# Certificate of citizen - valid for 9 months only?



## Foradarede (Aug 25, 2013)

Hi All,

Sorry if this has already been discussed elsewhere, but I haven´t found anything that answers my question, so I thought I would start a new thread.

In October last year I had been in Portugal 3 months so I went to the main police station in Viseu (the security guard at the Câmara told me I had to go there) to get my certificate so that I could stay on.

I read that book about buying a property in Portugal a while back, so I knew I had to get this certificate once I had been here 3 months, and I believe I read that this certificate is valid for 5 years, after which time I could apply for residency. However, the certificate I have is valid only until July this year, which is only 9 months.

Did I somehow get the wrong type of certificate? Or am I just remembering the information I read incorrectly? I paid 15 euros for the certificate, and it is called Certificado de Registo de Cidadão da União Europeia. Further down it says ´Efectuou o registo previsto no supra citado diploma legal, o qual é válido até 09-07-14´

I should just say that I don´t have a fixed abode here in Portugal, so I used my friend´s address in Viseu. I did tell the police that, so could that have anything to do with the short validity date maybe?

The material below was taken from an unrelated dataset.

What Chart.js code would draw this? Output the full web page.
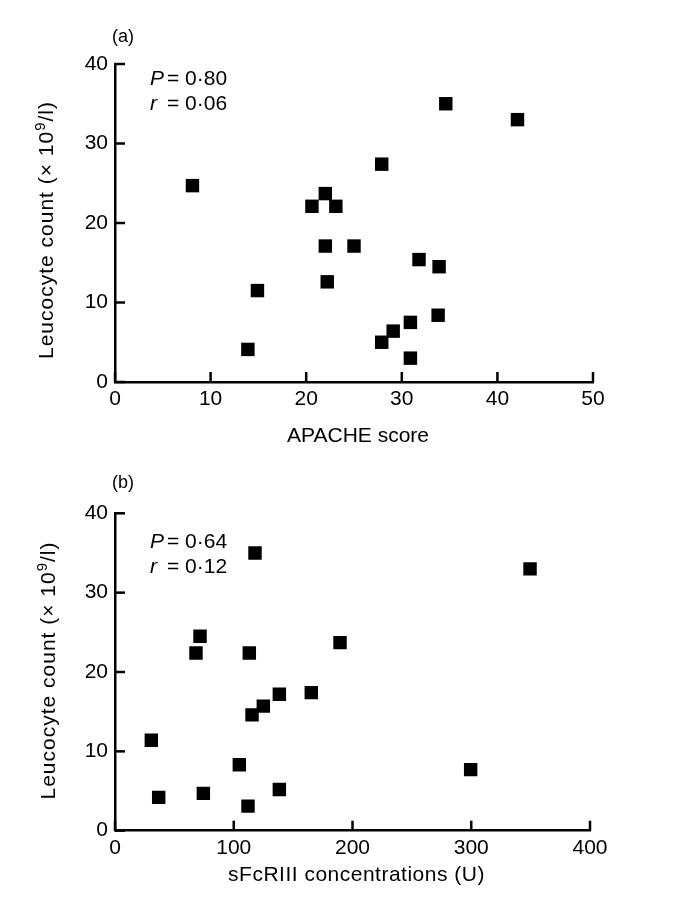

Can anyone please explain?

Thanks for the help!


----------



## canoeman (Mar 3, 2011)

The Certificate and cost you have is correct but it should be valid for 5 years not 9 months, the address you use isn't a criteria as such and should be changed if you move, but if your Passport runs out in 9 months might affect the date they've entered.

This "certificate" gives you the right to be a Resident and remain in Portugal, when you have lived here legally for 5 years you then register as a Permanent Resident which like a Passport needs renewing every 10 years.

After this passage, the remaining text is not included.